Miley Cyrus appeared on the latest at-home “Saturday Night Live” episode this weekend and gave a strong acoustic performance of the 1975 Pink Floyd classic “Wish You Were Here.
Cyrus performed next to a fire pit, the glow of which added to the poignancy of the song.
She was joined by guitarist Andrew Watt, who appeared to be a safe social distance from Cyrus while they performed.
In March, Watt revealed on his Instagram account that he had been diagnosed with Covid-19.
It wasn’t Cyrus’s first time taking on a Pink Floyd tune. In 2019, she sang the band’s “Comfortably Numb” at the iHeartRadio Music Festival in Las Vegas.
The Story Behind the Song:
When Pink Floyd entered Abbey Road Studios during the first week of 1975 to begin work on their ninth album, “Wish You Were,” the guys were exhausted. Their previous release, The Dark Side Of The Moon, had become one of the decade’s biggest hits, transforming the cult musicians into mainstream art rockers.
Pink Floyd cemented their new audience by touring heavily for three years, but the time had come to do something new. Recording a follow-up to Dark Side wasn’t going to be easy, especially with that album still clinging to the upper reaches of the Billboard charts, its success hanging over the band like a cloud. Wish You Were Here was going to be tough.
The story of Wish You Were Here is all about former Pink Floyd frontman Syd Barrett, who was suffering a mental breakdown. His crippling addiction to LSD had forced him out of the band in 1968.
Revolving around the central theme of absence, the album’s lyrics illustrate the difference between the group’s early years – when Pink Floyd was a band of brothers, making music for a small but devoted audience – and the present. The guys had become multi-millionaires in the wake of Dark Side’s success, but they’d also become cash cows for a corporate label, and the camaraderie that once existed between them had grown strained. Tying the song cycle together are two compositions about Syd Barrett: the nine-part opus “Shine On You Crazy Diamond,” and the short, haunting title track.
“Wish You Were Here” opens up with a distant chord progression from Gilmour’s 12-string acoustic guitar, processed to sound as though it’s emanating from a car stereo.
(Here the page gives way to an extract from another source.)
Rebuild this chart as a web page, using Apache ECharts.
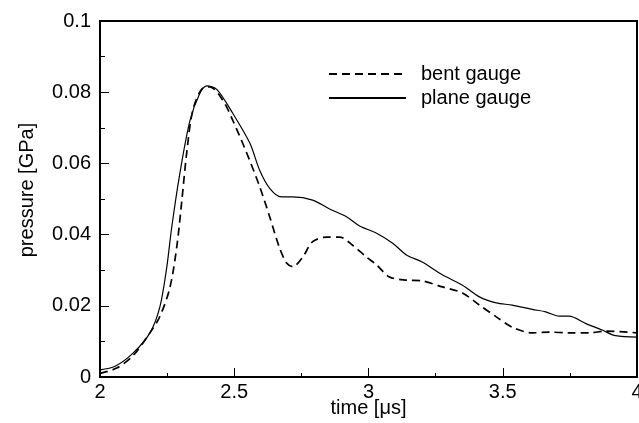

The sound crackles and pops, and when a second guitar swoops into the mix, the disparity between both parts is thrown into sharp relief. The second guitar is loud and blemish-free; the first is just a ghost, a pale shadow of what it must’ve sounded like when it was originally recorded.
By 1975, Syd Barrett had become a pale shadow of his former self, too. When he made a surprise visit to Abbey Road Studios on June 5, while the band worked on the record, Barrett had put on so much weight that the others didn’t recognize him for several minutes. He’d shaved his head, too, along with his eyebrows. It pained the band members to see their friend so lost, so detached, so disengaged from the world around him.
Wish You Were Here serves as a sad tribute to a lost friend and a soulful remembrance of better days.